Thomas excelled not only in the rink but also in the classroom, earning acceptance to Stanford, Harvard, and Princeton. When asked

on her application to Stanford, the school she chose to attend, to provide a description of herself, Thomas wrote "invincible." In 1986, she was in the premed program at Stanford when she won the national championships. Thomas turned heads when she beat East Germany's Katarina Witt to win the World championship six months later. Unwilling to stop her studies to train full time, Thomas proved unable to hold her titles in 1987 (the national title went to Jill Trenary ; the world title to Witt). These losses prompted Thomas to take a year off from Stanford to begin practicing with her coach six days a week at the Olympic training facility in Boulder, Colorado. Among those with whom Thomas worked was the former Olympic champion Peggy Fleming and the American Ballet Theater dancer George de la Pena, who had been sent by Mikhail Baryshnikov after Thomas went to Baryshnikov for advice. Regaining her national title in 1988, Thomas was one of the favorites going into the Winter Olympics.

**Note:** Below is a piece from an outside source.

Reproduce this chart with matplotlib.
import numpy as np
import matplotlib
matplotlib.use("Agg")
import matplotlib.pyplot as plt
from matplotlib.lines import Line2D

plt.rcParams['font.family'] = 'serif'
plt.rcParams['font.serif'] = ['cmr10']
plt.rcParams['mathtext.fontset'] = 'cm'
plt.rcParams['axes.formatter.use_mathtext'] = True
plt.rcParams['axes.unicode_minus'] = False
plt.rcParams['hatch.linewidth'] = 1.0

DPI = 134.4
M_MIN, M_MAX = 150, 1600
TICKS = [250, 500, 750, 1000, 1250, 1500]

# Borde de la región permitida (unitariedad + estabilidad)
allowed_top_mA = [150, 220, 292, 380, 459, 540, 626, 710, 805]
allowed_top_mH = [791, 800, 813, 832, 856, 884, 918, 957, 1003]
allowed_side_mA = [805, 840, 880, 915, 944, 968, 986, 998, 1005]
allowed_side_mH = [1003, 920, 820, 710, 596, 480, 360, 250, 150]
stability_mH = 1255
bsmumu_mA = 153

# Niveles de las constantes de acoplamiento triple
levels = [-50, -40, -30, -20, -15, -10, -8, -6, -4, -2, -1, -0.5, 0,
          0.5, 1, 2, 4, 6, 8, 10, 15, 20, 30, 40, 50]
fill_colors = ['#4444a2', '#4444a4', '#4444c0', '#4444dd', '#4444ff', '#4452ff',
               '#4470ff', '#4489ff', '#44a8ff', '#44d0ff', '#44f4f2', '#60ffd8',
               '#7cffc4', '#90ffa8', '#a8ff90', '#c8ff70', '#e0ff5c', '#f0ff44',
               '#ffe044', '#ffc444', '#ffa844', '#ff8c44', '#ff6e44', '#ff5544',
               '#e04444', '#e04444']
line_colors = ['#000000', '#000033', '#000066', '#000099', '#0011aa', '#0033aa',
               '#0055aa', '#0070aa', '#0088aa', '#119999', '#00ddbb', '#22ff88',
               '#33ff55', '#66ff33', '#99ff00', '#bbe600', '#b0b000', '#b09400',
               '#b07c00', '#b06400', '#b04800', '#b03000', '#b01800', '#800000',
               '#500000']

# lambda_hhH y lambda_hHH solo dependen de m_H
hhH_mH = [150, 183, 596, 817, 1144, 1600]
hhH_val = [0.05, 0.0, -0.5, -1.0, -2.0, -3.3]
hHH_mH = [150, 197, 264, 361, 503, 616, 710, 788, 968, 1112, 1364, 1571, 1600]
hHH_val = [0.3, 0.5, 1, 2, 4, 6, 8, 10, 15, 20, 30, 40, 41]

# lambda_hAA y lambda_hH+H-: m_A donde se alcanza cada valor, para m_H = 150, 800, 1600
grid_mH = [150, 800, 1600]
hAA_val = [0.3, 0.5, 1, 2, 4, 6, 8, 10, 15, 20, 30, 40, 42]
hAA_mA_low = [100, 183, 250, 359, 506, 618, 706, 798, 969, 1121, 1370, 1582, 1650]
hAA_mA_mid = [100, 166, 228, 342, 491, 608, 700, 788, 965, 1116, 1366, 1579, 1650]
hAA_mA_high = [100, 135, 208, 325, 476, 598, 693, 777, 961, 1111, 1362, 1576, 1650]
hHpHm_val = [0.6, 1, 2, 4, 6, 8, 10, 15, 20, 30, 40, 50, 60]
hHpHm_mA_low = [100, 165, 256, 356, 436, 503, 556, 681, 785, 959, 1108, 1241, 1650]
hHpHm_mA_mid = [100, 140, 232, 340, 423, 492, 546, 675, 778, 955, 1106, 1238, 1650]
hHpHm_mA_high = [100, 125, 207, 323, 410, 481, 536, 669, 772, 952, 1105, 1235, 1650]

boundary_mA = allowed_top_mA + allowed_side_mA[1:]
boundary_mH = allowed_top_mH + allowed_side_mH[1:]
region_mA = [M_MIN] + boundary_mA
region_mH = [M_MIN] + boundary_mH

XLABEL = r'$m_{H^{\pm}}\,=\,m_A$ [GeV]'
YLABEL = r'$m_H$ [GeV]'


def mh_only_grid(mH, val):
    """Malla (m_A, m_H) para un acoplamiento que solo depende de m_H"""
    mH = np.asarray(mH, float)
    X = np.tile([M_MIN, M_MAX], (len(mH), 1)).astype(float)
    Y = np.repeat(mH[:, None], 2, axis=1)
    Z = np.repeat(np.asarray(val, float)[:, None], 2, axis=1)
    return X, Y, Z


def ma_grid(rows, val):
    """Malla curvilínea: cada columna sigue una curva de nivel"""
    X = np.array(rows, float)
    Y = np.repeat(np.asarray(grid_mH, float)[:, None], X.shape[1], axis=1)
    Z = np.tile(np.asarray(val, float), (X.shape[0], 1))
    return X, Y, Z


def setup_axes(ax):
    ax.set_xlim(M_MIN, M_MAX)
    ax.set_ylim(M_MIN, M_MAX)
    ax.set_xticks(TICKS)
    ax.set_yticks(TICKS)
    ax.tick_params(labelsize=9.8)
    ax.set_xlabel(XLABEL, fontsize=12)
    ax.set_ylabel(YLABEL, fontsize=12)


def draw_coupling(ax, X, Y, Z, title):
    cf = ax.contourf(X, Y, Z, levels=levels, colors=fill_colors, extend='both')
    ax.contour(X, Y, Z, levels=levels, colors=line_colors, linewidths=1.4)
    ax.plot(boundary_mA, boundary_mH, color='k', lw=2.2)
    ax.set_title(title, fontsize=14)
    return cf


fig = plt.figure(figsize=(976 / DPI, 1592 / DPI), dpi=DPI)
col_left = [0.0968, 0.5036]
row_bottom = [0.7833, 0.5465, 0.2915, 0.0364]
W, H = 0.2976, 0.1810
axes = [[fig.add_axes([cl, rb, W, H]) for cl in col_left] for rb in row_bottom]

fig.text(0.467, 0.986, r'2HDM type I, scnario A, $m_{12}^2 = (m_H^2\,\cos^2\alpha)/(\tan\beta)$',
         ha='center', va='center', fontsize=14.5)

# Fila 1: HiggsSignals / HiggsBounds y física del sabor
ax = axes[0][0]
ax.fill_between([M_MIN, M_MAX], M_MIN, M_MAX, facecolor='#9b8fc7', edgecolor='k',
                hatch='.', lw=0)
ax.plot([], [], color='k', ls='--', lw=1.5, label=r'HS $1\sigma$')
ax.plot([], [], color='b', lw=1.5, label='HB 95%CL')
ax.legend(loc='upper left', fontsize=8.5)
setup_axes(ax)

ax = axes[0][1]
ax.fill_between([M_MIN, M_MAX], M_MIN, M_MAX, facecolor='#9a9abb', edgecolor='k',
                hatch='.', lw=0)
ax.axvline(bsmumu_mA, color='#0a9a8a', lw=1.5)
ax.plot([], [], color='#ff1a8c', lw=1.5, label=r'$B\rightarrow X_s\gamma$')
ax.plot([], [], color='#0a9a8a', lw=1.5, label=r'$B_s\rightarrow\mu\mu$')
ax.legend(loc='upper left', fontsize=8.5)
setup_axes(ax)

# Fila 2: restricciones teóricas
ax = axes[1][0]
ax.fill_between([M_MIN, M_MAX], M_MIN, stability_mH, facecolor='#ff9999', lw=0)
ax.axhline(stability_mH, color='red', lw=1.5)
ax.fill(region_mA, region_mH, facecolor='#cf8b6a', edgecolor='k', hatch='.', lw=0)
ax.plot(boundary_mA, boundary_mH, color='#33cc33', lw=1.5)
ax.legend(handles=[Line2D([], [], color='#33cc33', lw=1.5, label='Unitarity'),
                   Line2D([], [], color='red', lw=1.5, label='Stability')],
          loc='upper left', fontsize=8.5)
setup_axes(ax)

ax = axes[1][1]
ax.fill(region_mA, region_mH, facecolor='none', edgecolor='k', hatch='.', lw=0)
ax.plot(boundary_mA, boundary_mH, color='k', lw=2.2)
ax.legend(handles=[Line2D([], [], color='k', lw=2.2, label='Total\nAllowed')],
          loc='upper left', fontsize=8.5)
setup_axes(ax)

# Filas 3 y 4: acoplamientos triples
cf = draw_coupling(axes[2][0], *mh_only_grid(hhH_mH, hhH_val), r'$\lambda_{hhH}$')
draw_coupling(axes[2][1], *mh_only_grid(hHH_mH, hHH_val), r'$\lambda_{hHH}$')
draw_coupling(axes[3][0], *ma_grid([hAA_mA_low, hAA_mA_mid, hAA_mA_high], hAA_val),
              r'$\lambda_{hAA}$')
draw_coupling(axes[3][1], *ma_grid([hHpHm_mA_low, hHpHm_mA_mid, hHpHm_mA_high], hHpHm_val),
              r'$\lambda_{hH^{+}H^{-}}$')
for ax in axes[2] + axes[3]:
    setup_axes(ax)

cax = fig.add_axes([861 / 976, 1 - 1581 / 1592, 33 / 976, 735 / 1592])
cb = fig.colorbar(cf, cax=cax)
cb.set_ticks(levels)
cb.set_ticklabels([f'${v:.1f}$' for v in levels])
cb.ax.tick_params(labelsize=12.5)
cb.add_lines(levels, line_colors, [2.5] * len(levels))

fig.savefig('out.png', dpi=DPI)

The women's figure-skating finals in Calgary were to become known as the "battle of the Carmens," because, purely by coincidence, both Thomas and Witt skated to music based on the opera Carmen for their long programs. Witt, skating first, performed with her trademark artistry and landed all her jumps. Witt's jumps were conservative, however, opening the door to the gold medal for Thomas if she could land her more difficult jumps. Thomas, whom James Page called "[p]erhaps the most physically powerful performer ever seen in figure skating," fell out of a jump early in her program, landing on both feet, and after that, notes Johnson, "the heart seemed to go out of her performance." Witt took the gold, while Canada's Elizabeth Manley won the silver. A disappointed Thomas took home the bronze.

After four years of skating with Stars on Ice, Thomas turned in her skates so as to dedicate herself fully to medical school. Like winning an Olympic medal, becoming a doctor was a childhood ambition, and Thomas began studying orthopedic surgery at Northwestern University Medical School in Chicago. With a desire to specialize in sports medicine, she set her sights on having her own training complex, complete with ice rink, ballet room, weight room, and sports-medicine clinic. In 1997, she married attorney Christopher Bequette and had a son named Luc (Thomas' first marriage to Brian Vanden Hogen in 1988 had ended in divorce after three years). Showing continuing interest in perhaps pursuing yet another childhood dream, in 1995 Thomas made a visit to a NASA training center in consideration of becoming a candidate for astronaut training. "I tell people I'm too stupid to know what's impossible," she remarked to Time in 1996. "I had ridiculously large dreams, and half the time they came true."

sources:

Johnson, Anne Janette. Great Women in Sports. Detroit, MI: Visible Ink, 1998.

Page, James A. Black Olympian Medalists. Libraries Unlimited, 1991.

Time. April 1, 1996, p. 25.

Tresniowski, Alex, and Luchina Fisher. "Spin Doctor," in People Weekly. September 16, 1996.